WHAT IS ASKED:
Extract, word for word, every line from the one containing "What React, TypeScript" through the one containing "const pieValues = [6.9, 73.0, 20.2];", with both end lines kept.

PROVIDED DATA:
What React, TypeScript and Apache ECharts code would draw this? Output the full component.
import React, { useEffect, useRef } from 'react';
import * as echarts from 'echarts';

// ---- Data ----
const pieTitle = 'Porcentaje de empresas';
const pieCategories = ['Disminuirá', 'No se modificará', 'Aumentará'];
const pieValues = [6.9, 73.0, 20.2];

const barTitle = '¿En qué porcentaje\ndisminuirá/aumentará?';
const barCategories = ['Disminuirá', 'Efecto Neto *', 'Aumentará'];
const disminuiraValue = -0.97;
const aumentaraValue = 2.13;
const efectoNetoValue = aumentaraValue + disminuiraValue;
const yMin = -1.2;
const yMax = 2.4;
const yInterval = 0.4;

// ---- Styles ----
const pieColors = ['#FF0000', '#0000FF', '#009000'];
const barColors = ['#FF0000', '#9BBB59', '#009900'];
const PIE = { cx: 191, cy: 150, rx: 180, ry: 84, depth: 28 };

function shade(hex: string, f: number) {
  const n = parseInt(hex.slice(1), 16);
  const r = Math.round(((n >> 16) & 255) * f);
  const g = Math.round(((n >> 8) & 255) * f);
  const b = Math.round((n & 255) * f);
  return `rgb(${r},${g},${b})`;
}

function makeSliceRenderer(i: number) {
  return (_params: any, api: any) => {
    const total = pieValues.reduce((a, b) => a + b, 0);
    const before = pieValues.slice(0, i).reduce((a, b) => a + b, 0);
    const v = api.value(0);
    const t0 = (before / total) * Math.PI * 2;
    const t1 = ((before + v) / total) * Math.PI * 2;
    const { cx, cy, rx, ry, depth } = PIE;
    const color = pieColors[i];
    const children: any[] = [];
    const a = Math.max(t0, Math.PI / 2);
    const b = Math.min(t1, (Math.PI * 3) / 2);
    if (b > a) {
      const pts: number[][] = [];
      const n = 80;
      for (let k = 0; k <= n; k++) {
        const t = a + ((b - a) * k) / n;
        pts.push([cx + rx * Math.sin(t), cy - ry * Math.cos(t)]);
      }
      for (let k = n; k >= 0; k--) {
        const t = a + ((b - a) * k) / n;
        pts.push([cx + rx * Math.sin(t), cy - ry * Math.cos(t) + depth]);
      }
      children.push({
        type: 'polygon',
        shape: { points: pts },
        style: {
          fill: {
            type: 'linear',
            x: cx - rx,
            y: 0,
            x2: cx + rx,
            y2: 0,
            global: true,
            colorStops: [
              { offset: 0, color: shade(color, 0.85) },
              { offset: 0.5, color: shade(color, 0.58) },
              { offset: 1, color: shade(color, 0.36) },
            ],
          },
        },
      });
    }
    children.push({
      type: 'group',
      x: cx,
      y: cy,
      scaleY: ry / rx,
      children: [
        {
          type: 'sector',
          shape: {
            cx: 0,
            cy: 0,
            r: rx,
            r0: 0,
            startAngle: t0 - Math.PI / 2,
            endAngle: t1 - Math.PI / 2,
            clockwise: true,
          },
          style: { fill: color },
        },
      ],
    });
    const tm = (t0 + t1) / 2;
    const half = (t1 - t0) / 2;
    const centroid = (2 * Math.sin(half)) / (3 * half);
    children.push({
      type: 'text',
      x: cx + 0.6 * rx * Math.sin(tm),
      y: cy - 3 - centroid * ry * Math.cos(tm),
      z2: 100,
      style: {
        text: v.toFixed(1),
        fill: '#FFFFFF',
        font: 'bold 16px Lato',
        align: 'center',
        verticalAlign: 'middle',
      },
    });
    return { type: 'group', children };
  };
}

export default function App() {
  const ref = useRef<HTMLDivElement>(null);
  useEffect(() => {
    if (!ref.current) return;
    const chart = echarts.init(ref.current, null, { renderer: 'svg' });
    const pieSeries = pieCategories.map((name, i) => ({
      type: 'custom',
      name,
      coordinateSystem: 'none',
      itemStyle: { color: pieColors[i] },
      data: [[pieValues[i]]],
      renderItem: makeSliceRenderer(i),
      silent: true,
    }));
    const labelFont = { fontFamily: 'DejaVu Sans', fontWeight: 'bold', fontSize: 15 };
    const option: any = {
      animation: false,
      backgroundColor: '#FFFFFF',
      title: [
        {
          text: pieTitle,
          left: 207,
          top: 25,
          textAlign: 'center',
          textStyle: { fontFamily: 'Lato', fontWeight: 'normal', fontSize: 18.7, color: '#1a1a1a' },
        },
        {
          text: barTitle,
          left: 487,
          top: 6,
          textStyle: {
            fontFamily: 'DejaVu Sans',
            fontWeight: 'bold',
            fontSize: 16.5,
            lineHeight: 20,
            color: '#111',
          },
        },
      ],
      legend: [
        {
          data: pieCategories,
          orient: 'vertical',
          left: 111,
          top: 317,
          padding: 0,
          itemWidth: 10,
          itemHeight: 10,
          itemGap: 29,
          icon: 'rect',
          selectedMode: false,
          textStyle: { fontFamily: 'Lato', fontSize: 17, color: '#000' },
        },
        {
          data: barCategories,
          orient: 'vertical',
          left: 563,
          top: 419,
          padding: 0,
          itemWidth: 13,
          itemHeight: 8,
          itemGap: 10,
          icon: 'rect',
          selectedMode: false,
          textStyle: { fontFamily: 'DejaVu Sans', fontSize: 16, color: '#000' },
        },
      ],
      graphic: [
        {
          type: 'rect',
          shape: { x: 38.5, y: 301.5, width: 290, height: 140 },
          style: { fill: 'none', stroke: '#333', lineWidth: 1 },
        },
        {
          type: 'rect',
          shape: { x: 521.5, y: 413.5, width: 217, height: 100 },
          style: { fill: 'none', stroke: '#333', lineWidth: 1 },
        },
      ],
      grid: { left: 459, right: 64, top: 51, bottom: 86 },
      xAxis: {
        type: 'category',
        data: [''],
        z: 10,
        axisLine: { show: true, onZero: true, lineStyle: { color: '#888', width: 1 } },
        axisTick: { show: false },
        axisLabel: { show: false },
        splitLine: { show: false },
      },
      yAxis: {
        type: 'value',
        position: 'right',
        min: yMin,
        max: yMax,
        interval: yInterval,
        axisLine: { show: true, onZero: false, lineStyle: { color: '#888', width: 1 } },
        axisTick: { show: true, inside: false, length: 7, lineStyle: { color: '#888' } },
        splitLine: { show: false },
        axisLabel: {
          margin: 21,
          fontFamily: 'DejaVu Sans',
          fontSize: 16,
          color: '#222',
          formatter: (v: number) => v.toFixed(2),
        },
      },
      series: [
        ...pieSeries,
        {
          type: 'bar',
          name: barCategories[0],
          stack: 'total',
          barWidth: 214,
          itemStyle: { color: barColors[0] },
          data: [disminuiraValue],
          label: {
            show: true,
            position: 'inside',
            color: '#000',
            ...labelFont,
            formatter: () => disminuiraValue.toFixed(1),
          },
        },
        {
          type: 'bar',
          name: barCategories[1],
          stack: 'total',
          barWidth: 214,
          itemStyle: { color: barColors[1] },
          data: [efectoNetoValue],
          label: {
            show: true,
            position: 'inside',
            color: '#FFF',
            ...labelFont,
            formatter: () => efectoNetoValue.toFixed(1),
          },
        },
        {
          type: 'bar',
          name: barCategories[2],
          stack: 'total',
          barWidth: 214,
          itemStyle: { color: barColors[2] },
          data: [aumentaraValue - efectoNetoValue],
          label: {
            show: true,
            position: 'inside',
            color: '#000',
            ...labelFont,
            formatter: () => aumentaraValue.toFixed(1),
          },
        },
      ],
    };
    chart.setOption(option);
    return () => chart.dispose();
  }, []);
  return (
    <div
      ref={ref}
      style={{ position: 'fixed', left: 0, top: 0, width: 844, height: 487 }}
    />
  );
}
* * *
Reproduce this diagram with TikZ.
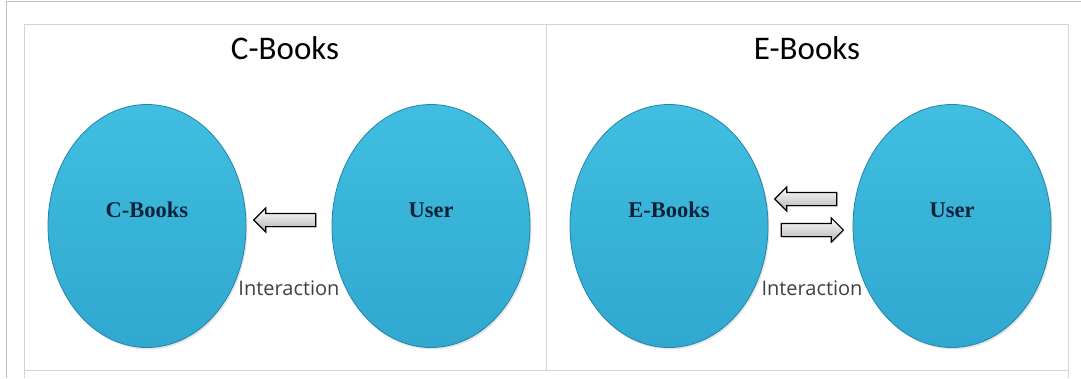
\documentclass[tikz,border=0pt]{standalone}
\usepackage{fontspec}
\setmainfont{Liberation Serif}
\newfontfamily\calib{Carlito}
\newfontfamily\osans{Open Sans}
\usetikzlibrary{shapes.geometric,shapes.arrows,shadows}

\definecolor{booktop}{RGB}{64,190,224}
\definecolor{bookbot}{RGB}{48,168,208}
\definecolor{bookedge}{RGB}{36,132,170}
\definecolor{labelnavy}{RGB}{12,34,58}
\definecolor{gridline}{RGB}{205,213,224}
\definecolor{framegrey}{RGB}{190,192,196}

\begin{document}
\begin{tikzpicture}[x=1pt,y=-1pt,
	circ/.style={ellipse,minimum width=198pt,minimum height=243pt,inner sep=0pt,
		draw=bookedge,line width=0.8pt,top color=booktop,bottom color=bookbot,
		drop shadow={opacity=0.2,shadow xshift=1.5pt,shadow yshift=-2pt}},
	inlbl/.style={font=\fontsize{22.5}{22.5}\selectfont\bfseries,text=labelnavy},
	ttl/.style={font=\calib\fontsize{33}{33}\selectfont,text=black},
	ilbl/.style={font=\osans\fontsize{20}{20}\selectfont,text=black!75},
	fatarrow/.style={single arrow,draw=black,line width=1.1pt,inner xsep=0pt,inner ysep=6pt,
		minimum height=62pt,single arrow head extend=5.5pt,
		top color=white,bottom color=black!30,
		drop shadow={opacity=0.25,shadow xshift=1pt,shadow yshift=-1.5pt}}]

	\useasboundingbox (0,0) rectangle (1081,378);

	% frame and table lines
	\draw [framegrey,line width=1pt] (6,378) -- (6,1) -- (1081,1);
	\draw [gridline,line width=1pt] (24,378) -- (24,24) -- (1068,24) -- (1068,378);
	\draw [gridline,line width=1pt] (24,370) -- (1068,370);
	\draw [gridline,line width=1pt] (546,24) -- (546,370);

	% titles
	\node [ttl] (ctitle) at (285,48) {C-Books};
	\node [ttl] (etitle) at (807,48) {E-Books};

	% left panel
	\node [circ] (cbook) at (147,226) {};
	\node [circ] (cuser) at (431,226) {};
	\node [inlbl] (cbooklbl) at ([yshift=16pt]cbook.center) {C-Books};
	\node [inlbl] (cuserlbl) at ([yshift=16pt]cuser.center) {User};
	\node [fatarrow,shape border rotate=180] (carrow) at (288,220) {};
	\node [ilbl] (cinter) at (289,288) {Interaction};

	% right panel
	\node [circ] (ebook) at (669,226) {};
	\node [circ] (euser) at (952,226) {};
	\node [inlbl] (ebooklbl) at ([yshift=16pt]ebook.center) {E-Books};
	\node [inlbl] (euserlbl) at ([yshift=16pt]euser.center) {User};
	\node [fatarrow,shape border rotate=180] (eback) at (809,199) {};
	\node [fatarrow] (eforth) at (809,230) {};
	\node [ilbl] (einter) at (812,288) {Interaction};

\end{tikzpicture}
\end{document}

SOLUTION TO THIS TASK:
What React, TypeScript and Apache ECharts code would draw this? Output the full component.
import React, { useEffect, useRef } from 'react';
import * as echarts from 'echarts';

// ---- Data ----
const pieTitle = 'Porcentaje de empresas';
const pieCategories = ['Disminuirá', 'No se modificará', 'Aumentará'];
const pieValues = [6.9, 73.0, 20.2];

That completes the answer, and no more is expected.